Election vs. Selection: Two Ways of Finding the Largest Node in a Graph

Abstract: Finding the node with the largest label in a network, modeled as an undirected connected graph, is one of the fundamental problems in distributed computing. This is the way in which $\textit{leader election}$ is usually solved. We consider two distinct tasks in which the largest-labeled node is found deterministically. In $\textit{selection}$, this node must output 1 and all other nodes must output 0. In $\textit{election}$, the other nodes must additionally learn the largest label. Our aim is to compare the difficulty of these two tasks executed under stringent running time constraints. The measure of difficulty is the amount of information that nodes of the network must initially possess in order to solve the given task in an imposed amount of time. Following the standard framework of $\textit{algorithms with advice}$, this information (a single binary string) is provided to all nodes at the start by an oracle knowing the entire graph. The length of this string is called the $\textit{size of advice}$. Consider the class of $n$-node graphs with any diameter $diam \leq D$. If time is larger than $diam$, then both tasks can be solved without advice.
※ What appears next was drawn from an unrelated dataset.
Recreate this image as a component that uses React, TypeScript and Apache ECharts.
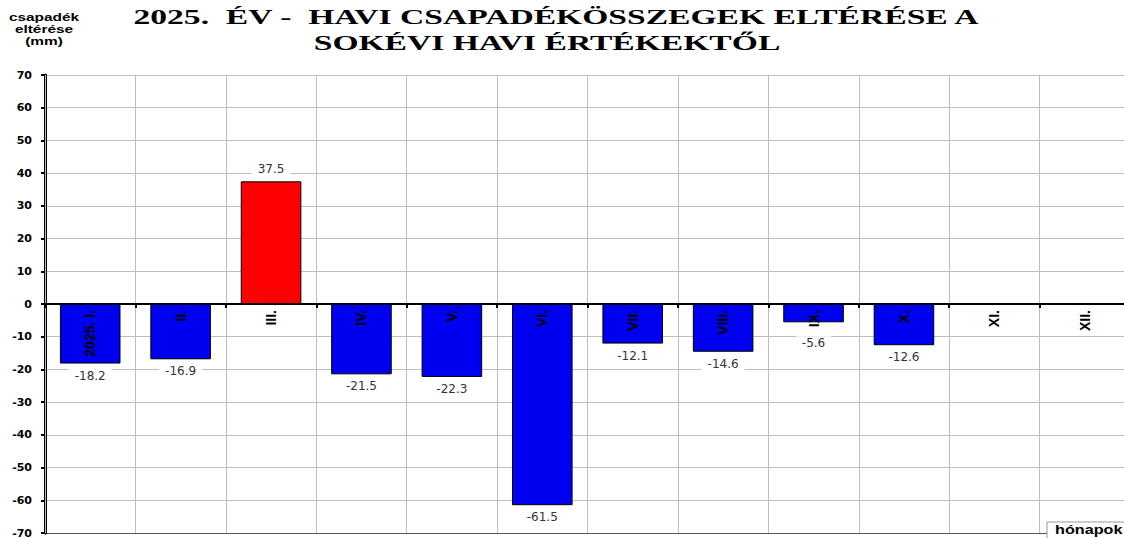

For the task of $\textit{election}$, we show that if time is smaller than $diam$, then the optimal size of advice is $\Theta(\log n)$, and if time is exactly $diam$, then the optimal size of advice is $\Theta(\log D)$. For the task of $\textit{selection}$, the situation changes dramatically, even within the class of rings. Indeed, for the class of rings, we show that, if time is $O(diam^{\epsilon})$, for any $\epsilon <1$, then the optimal size of advice is $\Theta(\log D)$, and, if time is $\Theta(diam)$ (and at most $diam$) then this optimal size is $\Theta(\log \log D)$.